I was in the bookstore just leafing through iteams and found this book. I was dating a soldier at the time whom was on his 2nd of ultimately 4.. so far.. tours in Iraq. When I read this book, I was in tears and I knew deep down that the families of these soldiers and the soldiers themselves were being heard. I was so thankfull that they would open their families, loves, situations, up to the masses.

God Bles
Phenomenal book. Carroll lost all his family's letters in a house fire and so wrote to Dear Abby to warn others of the danger of losing their history. He set up a post office box and volunteered to keep photocopies of anyone's letters. He received 50,000 responses. This books contains a few of them.

The narration gives some context, weaving together the different letters starting with the Civil War. FABULOUS!! I recommended that my library purchase the other audiobooks that Carroll has published
I only read some parts of it due to I had to write for School, yet the letter that I read ranged from sad to happy.
The letters were absolutely fascinating, but the book was a bit hard to get through. I would recommend not approaching it as a work to read in full, but as a piece to pick up and read through bit by bit, a few letters a night. The stories are important and must be told - reading too many at a time causes them to run together. This took me over a year to finally finish, but it was a worthy opponent for that year.

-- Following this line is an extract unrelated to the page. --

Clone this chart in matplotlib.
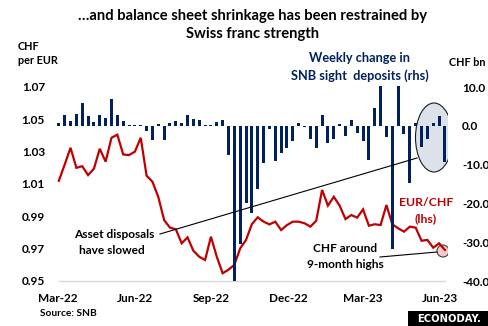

Great military history read of all the wars the United States have ever been involved with. It should afford every reader the opportunity to appreciate all of the sacrifices made by each successive generation that have participated in these conflicts. It is hard to imagine our existence as a great country without these experiences and sacrifices. This comes highly recommended as a valuable historical reference.
This book is a collection of letters from American wars since the Civil War. The letters are great snapshots in time, bringing their histories alive. But what surprised me was the quality of the editor's (/author's) comments and narrations between each letter that strings them all into a very concise and well told history of American warfare from the soldiers' point of view. Great book.
Curt Bozif
Very interesting. Carroll does a good job of balancing letters from famous individuals like William Tecumseh Sherman and George S. Patton with letters from regular folk. Carroll includes short paragraphs before and after each letter to provide some context for each. These paragraphs great little history lesson and Carroll waits to reveal the fate of each letter's author until the end.